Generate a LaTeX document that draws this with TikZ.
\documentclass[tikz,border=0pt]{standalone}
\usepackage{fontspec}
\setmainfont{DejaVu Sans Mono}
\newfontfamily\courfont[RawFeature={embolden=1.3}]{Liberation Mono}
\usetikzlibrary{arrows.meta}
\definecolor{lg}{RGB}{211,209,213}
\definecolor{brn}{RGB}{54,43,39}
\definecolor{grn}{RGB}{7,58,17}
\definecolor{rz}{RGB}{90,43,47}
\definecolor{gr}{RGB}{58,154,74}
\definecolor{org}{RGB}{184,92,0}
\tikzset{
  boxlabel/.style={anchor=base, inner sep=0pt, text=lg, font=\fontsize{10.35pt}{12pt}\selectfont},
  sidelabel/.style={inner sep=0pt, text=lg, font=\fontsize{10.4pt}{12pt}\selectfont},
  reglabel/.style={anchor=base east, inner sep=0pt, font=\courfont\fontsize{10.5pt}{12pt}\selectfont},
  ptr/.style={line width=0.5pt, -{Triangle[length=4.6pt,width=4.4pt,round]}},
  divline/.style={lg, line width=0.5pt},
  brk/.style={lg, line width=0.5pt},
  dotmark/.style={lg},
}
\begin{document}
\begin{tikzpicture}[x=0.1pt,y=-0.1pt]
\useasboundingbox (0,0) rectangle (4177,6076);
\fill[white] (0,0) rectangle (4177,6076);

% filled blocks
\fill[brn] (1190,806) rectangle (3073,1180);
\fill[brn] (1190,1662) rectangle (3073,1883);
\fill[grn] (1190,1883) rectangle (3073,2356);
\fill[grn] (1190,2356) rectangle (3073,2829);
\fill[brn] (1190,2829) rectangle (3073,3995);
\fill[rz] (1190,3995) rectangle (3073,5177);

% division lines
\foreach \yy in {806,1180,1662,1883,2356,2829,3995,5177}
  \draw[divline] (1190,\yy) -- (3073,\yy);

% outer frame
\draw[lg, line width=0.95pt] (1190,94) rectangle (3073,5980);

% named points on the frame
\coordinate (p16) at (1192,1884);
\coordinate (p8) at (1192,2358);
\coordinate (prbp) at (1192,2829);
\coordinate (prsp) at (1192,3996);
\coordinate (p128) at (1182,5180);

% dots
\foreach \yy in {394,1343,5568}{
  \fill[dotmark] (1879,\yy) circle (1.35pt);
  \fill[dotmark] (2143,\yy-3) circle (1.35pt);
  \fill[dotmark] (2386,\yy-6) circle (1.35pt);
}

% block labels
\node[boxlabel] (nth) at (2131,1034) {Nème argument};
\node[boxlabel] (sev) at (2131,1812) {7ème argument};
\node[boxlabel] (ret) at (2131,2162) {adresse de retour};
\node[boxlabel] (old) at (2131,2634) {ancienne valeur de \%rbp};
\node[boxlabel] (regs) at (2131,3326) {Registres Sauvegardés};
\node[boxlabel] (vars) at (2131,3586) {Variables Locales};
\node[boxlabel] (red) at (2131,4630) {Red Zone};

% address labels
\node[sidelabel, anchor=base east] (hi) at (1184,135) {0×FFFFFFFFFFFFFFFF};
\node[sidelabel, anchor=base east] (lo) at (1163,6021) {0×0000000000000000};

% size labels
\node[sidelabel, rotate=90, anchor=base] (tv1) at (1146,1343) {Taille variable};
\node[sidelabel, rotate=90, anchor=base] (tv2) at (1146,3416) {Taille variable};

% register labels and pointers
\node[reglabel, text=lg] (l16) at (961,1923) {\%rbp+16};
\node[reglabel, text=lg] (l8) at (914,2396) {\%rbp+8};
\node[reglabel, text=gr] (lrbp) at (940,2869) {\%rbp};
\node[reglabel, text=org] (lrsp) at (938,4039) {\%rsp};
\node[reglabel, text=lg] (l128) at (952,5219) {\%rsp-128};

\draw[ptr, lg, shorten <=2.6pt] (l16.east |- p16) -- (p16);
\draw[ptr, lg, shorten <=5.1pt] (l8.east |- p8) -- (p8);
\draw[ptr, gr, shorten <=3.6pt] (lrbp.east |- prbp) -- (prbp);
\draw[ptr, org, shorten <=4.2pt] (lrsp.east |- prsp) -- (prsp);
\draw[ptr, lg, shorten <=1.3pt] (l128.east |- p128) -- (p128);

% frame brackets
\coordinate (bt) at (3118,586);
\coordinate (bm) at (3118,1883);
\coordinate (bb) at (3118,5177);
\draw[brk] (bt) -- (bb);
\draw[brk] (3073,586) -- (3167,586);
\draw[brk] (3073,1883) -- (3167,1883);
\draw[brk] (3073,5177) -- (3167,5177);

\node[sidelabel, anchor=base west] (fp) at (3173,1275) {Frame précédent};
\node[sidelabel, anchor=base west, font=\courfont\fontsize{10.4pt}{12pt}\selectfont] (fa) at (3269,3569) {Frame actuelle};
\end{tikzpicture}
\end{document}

━━━━━━

> _Required task_:
Extract all of the data above and output it character for character.

> _Full answer_:
Generate a LaTeX document that draws this with TikZ.
\documentclass[tikz,border=0pt]{standalone}
\usepackage{fontspec}
\setmainfont{DejaVu Sans Mono}
\newfontfamily\courfont[RawFeature={embolden=1.3}]{Liberation Mono}
\usetikzlibrary{arrows.meta}
\definecolor{lg}{RGB}{211,209,213}
\definecolor{brn}{RGB}{54,43,39}
\definecolor{grn}{RGB}{7,58,17}
\definecolor{rz}{RGB}{90,43,47}
\definecolor{gr}{RGB}{58,154,74}
\definecolor{org}{RGB}{184,92,0}
\tikzset{
  boxlabel/.style={anchor=base, inner sep=0pt, text=lg, font=\fontsize{10.35pt}{12pt}\selectfont},
  sidelabel/.style={inner sep=0pt, text=lg, font=\fontsize{10.4pt}{12pt}\selectfont},
  reglabel/.style={anchor=base east, inner sep=0pt, font=\courfont\fontsize{10.5pt}{12pt}\selectfont},
  ptr/.style={line width=0.5pt, -{Triangle[length=4.6pt,width=4.4pt,round]}},
  divline/.style={lg, line width=0.5pt},
  brk/.style={lg, line width=0.5pt},
  dotmark/.style={lg},
}
\begin{document}
\begin{tikzpicture}[x=0.1pt,y=-0.1pt]
\useasboundingbox (0,0) rectangle (4177,6076);
\fill[white] (0,0) rectangle (4177,6076);

% filled blocks
\fill[brn] (1190,806) rectangle (3073,1180);
\fill[brn] (1190,1662) rectangle (3073,1883);
\fill[grn] (1190,1883) rectangle (3073,2356);
\fill[grn] (1190,2356) rectangle (3073,2829);
\fill[brn] (1190,2829) rectangle (3073,3995);
\fill[rz] (1190,3995) rectangle (3073,5177);

% division lines
\foreach \yy in {806,1180,1662,1883,2356,2829,3995,5177}
  \draw[divline] (1190,\yy) -- (3073,\yy);

% outer frame
\draw[lg, line width=0.95pt] (1190,94) rectangle (3073,5980);

% named points on the frame
\coordinate (p16) at (1192,1884);
\coordinate (p8) at (1192,2358);
\coordinate (prbp) at (1192,2829);
\coordinate (prsp) at (1192,3996);
\coordinate (p128) at (1182,5180);

% dots
\foreach \yy in {394,1343,5568}{
  \fill[dotmark] (1879,\yy) circle (1.35pt);
  \fill[dotmark] (2143,\yy-3) circle (1.35pt);
  \fill[dotmark] (2386,\yy-6) circle (1.35pt);
}

% block labels
\node[boxlabel] (nth) at (2131,1034) {Nème argument};
\node[boxlabel] (sev) at (2131,1812) {7ème argument};
\node[boxlabel] (ret) at (2131,2162) {adresse de retour};
\node[boxlabel] (old) at (2131,2634) {ancienne valeur de \%rbp};
\node[boxlabel] (regs) at (2131,3326) {Registres Sauvegardés};
\node[boxlabel] (vars) at (2131,3586) {Variables Locales};
\node[boxlabel] (red) at (2131,4630) {Red Zone};

% address labels
\node[sidelabel, anchor=base east] (hi) at (1184,135) {0×FFFFFFFFFFFFFFFF};
\node[sidelabel, anchor=base east] (lo) at (1163,6021) {0×0000000000000000};

% size labels
\node[sidelabel, rotate=90, anchor=base] (tv1) at (1146,1343) {Taille variable};
\node[sidelabel, rotate=90, anchor=base] (tv2) at (1146,3416) {Taille variable};

% register labels and pointers
\node[reglabel, text=lg] (l16) at (961,1923) {\%rbp+16};
\node[reglabel, text=lg] (l8) at (914,2396) {\%rbp+8};
\node[reglabel, text=gr] (lrbp) at (940,2869) {\%rbp};
\node[reglabel, text=org] (lrsp) at (938,4039) {\%rsp};
\node[reglabel, text=lg] (l128) at (952,5219) {\%rsp-128};

\draw[ptr, lg, shorten <=2.6pt] (l16.east |- p16) -- (p16);
\draw[ptr, lg, shorten <=5.1pt] (l8.east |- p8) -- (p8);
\draw[ptr, gr, shorten <=3.6pt] (lrbp.east |- prbp) -- (prbp);
\draw[ptr, org, shorten <=4.2pt] (lrsp.east |- prsp) -- (prsp);
\draw[ptr, lg, shorten <=1.3pt] (l128.east |- p128) -- (p128);

% frame brackets
\coordinate (bt) at (3118,586);
\coordinate (bm) at (3118,1883);
\coordinate (bb) at (3118,5177);
\draw[brk] (bt) -- (bb);
\draw[brk] (3073,586) -- (3167,586);
\draw[brk] (3073,1883) -- (3167,1883);
\draw[brk] (3073,5177) -- (3167,5177);

\node[sidelabel, anchor=base west] (fp) at (3173,1275) {Frame précédent};
\node[sidelabel, anchor=base west, font=\courfont\fontsize{10.4pt}{12pt}\selectfont] (fa) at (3269,3569) {Frame actuelle};
\end{tikzpicture}
\end{document}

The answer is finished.